The reality is that for most writers, rejection is part of daily life. And anyone who cringes at those words should right now, immediately, look into some other more profitable way of spending their time. Because otherwise they’re in for a great deal of nearly intolerable frustration.

Write because you love it; write because you cannot not write.

That doesn’t mean that you shouldn’t try to get published. It just means that the road is hard. And not just for you … go out, right now, and pick up a marvelous little book called Rotten Rejections, reviewed here as Even Proust Got Rejected — you’ll realize that you’re in really good company!

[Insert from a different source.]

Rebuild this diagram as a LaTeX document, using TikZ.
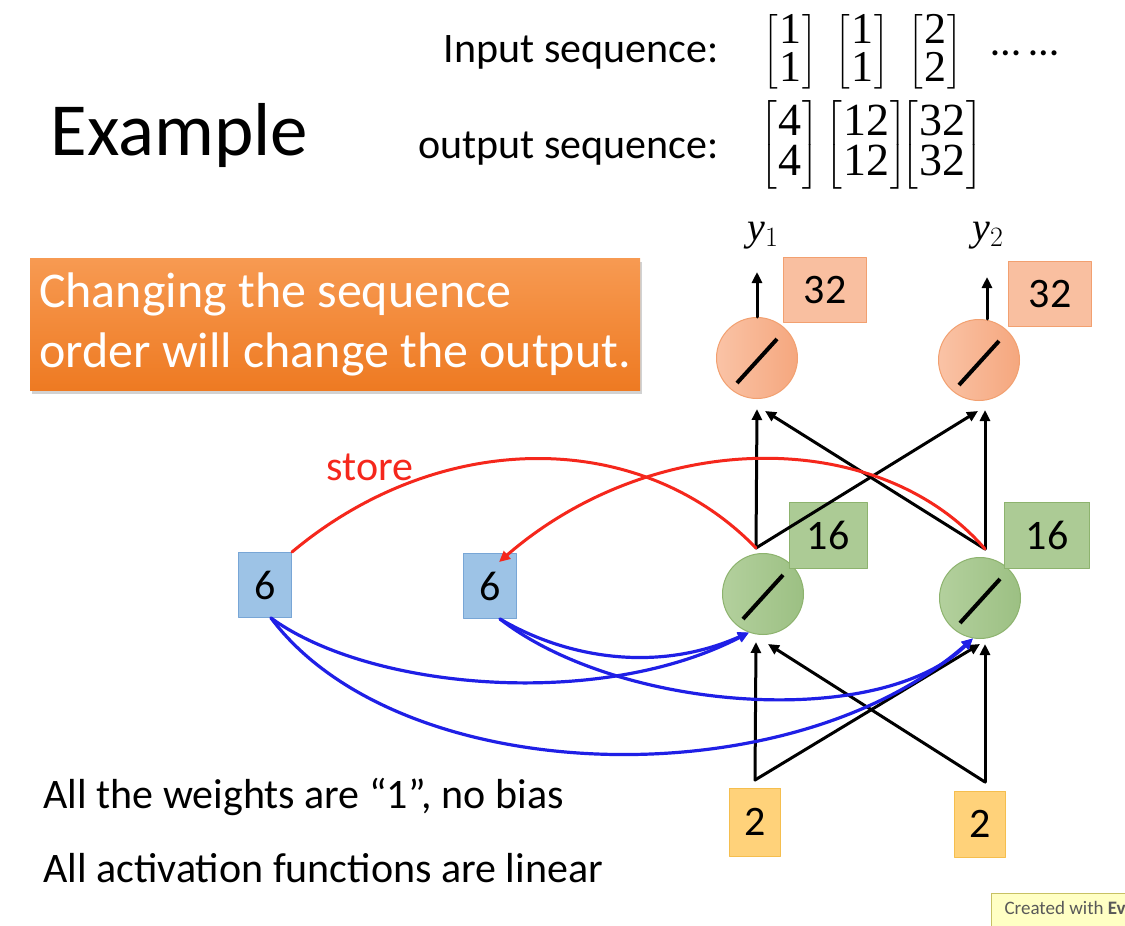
\RequirePackage{fix-cm}
\documentclass[tikz,border=0pt]{standalone}
\usepackage{fontspec}
\setmainfont{Carlito}
\newfontfamily\seqfont{Liberation Serif}
\usepackage{amsmath}
\usetikzlibrary{arrows.meta,shadows}
\definecolor{notetop}{HTML}{F79A52}
\definecolor{notebot}{HTML}{EE7A22}
\definecolor{outlight}{HTML}{FAC3A6}
\definecolor{outdark}{HTML}{F5A77E}
\definecolor{outline}{HTML}{F2A070}
\definecolor{hidlight}{HTML}{B3D09D}
\definecolor{hiddark}{HTML}{9CC083}
\definecolor{hidline}{HTML}{8DB36E}
\definecolor{memfill}{HTML}{9DC3E6}
\definecolor{memline}{HTML}{78A6D6}
\definecolor{infill}{HTML}{FFD27A}
\definecolor{inline}{HTML}{F5BE4E}
\definecolor{storered}{HTML}{F5271C}
\definecolor{feedblue}{HTML}{1F1FE6}
\definecolor{madefill}{HTML}{FFFFC4}
\newcommand\colvec[2]{\setlength\arraycolsep{1pt}$\left[\begin{array}{c}\hbox{\seqfont #1}\\\hbox{\seqfont #2}\end{array}\right]$}
\tikzstyle{every node}=[font=\fontsize{42}{50}\selectfont]
\tikzstyle{every path}=[line cap=round,line join=round]
\tikzstyle{neuron}=[circle,minimum size=81pt,inner sep=0pt,line width=1pt]
\tikzstyle{outc}=[neuron,draw=outline,left color=outlight,right color=outdark]
\tikzstyle{hidc}=[neuron,draw=hidline,left color=hidlight,right color=hiddark]
\tikzstyle{valbox}=[rectangle,inner sep=0pt,line width=1pt]
\tikzstyle{slash}=[line width=4pt,line cap=butt]
\tikzstyle{wire}=[line width=3pt,-{Triangle[length=11pt,width=10pt]}]
\tikzstyle{storeline}=[line width=3pt,storered]
\tikzstyle{feed}=[line width=3.2pt,feedblue,-{Triangle[length=11pt,width=10pt]}]
\tikzstyle{seqin}=[inner sep=0pt,font=\fontsize{44}{30}\selectfont]
\tikzstyle{seqout}=[inner sep=0pt,font=\fontsize{46}{32}\selectfont]

\begin{document}
\begin{tikzpicture}[x=1pt,y=-1pt]
	\useasboundingbox[fill=white] (0,0) rectangle (1125,926);
%Title and sequences
	\node[anchor=base west,font=\fontsize{75}{90}\selectfont] (title) at (47,155) {Example};
	\node[anchor=base east] (inlab) at (722,62) {Input sequence:};
	\node[anchor=base east] (outlab) at (722,158) {output sequence:};
	\node[seqin] (in1) at (790,52) {\colvec{1}{1}};
	\node[seqin] (in2) at (862,52) {\colvec{1}{1}};
	\node[seqin] (in3) at (935,52) {\colvec{2}{2}};
	\node[anchor=base] (dots) at (1025,55) {\dots\ \dots};
	\node[seqout] (out1) at (790,145) {\colvec{4}{4}};
	\node[seqout] (out2) at (866,145) {\colvec{12}{12}};
	\node[seqout] (out3) at (942,145) {\colvec{32}{32}};
	%% orange note
	\node[rectangle,minimum width=610pt,minimum height=132pt,text=white,align=left,
		font=\fontsize{50}{60}\selectfont,top color=notetop,bottom color=notebot,
		drop shadow={opacity=0.35,shadow xshift=2pt,shadow yshift=-4pt}] (note) at (335,324)
		{Changing the sequence\\order will change the output.};
%Neurons
	\node[outc] (o1) at (757,358) {};
	\node[outc] (o2) at (979,360) {};
	\node[hidc] (h1) at (763,594) {};
	\node[hidc] (h2) at (980,598) {};
	\foreach \n in {o1,o2,h1,h2}
		\draw[slash] (\n.center) ++(-20,25) -- ++(40,-44); %% linear activation mark
	%% values
	\node[valbox,draw=outline,fill=outlight!85!outdark,minimum width=83pt,minimum height=65pt] (v1) at (825,290) {32};
	\node[valbox,draw=outline,fill=outlight!85!outdark,minimum width=83pt,minimum height=65pt] (v2) at (1050,294) {32};
	\node[valbox,draw=hidline,fill=hidlight!70!hiddark,minimum width=78pt,minimum height=66pt] (g1) at (828,535) {16};
	\node[valbox,draw=hidline,fill=hidlight!70!hiddark,minimum width=85pt,minimum height=66pt] (g2) at (1047,535) {16};
	\node[valbox,draw=memline,fill=memfill,minimum width=53pt,minimum height=65pt] (a1) at (265,585) {6};
	\node[valbox,draw=memline,fill=memfill,minimum width=53pt,minimum height=65pt] (a2) at (490,586) {6};
	\node[valbox,draw=inline,fill=infill,minimum width=51pt,minimum height=68pt] (x1) at (755,822) {2};
	\node[valbox,draw=inline,fill=infill,minimum width=51pt,minimum height=66pt] (x2) at (980,824) {2};
	\node[font=\fontsize{40}{48}\selectfont] (y1) at (763,236) {{\seqfont\itshape y}$_1$};
	\node[font=\fontsize{40}{48}\selectfont] (y2) at (988,236) {{\seqfont\itshape y}$_2$};
%Connectors
	\coordinate (h1s) at (756,548); %% h1s is where h1 sends its output
	\coordinate (h2s) at (985,549); %% h2s is where h2 sends its output
	\coordinate (x1s) at (755,780); %% x1s top of input x1
	\coordinate (x2s) at (985,782); %% x2s top of input x2
	\draw[wire] (o1.north) -- ++(0,-45);
	\draw[wire] ([xshift=8pt]o2.north) -- ++(0,-42);
	\draw[wire] (h1s) -- ([xshift=0pt,yshift=-10pt]o1.south);
	\draw[wire] (h1s) -- ([xshift=-1pt,yshift=-10pt]o2.south);
	\draw[wire] (h2s) -- ([xshift=6pt,yshift=-9pt]o2.south);
	\draw[wire] (h2s) -- ([xshift=8pt,yshift=-12pt]o1.south);
	\draw[wire] (x1s) -- ([xshift=-7pt,yshift=-7pt]h1.south);
	\draw[wire] (x1s) -- ([xshift=0pt,yshift=-5pt]h2.south);
	\draw[wire] (x2s) -- ([xshift=5pt,yshift=-5pt]h2.south);
	\draw[wire] (x2s) -- ([xshift=5pt,yshift=-9pt]h1.south);
	%% store into memory
	\draw[storeline] (h1s) .. controls (640,428) and (440,428) .. (a1.north east);
	\draw[storeline,-{Triangle[length=11pt,width=10pt]}] (h2s) .. controls (880,427) and (655,427) .. ([xshift=-18pt,yshift=-9pt]a2.north east);
	\node[text=storered] (storelab) at (370,467) {store};
	%% memory fed back
	\draw[feed] ([xshift=6pt]a1.south) .. controls (370,690) and (600,710) .. (h1.250);
	\draw[feed] ([xshift=6pt]a1.south) .. controls (400,790) and (790,800) .. (h2.260);
	\draw[feed] ([xshift=10pt]a2.south) .. controls (570,660) and (660,672) .. (h1.250);
	\draw[feed] ([xshift=10pt]a2.south) .. controls (620,712) and (880,730) .. (h2.260);
%Notes
	\node[anchor=base west] (rule1) at (40,808) {All the weights are “1”, no bias};
	\node[anchor=base west] (rule2) at (40,882) {All activation functions are linear};
	\draw[fill=madefill,draw=yellow!50!gray] (991,893) rectangle (1135,940);
	\node[anchor=base west,font=\fontsize{19}{22}\selectfont,text=black!65] (made) at (1001,914) {Created with \textbf{Ev}};
\end{tikzpicture}
\end{document}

Next Saturday at the New England Crimebake conference I’ll be given an award for a short story I submitted to the Al Blanchard Memorial Prize. I’m pleased, of course. But here’s the whole story: Al Blanchard was a friend and colleague of mine. I was present when he died, and when the prize in his memory was announced, I wrote this story specifically for it. It got rejected. Okay, fine. I sent the story out to more journals and magazines than I can count, literally for years, and it always came back .. rejected. This year I thought, why not, and sent it again to the judging committee for the very same prize for which it had been rejected before … and it became a runner-up. If that’s not a tale of perseverence, I don’t know what is!

So there you have it. Write and write and write … and send stuff out, all the time, every week. When something is rejected, send it out again. Eventually it’s perseverance that pays off. And then you’ll be … beyond the elements of style!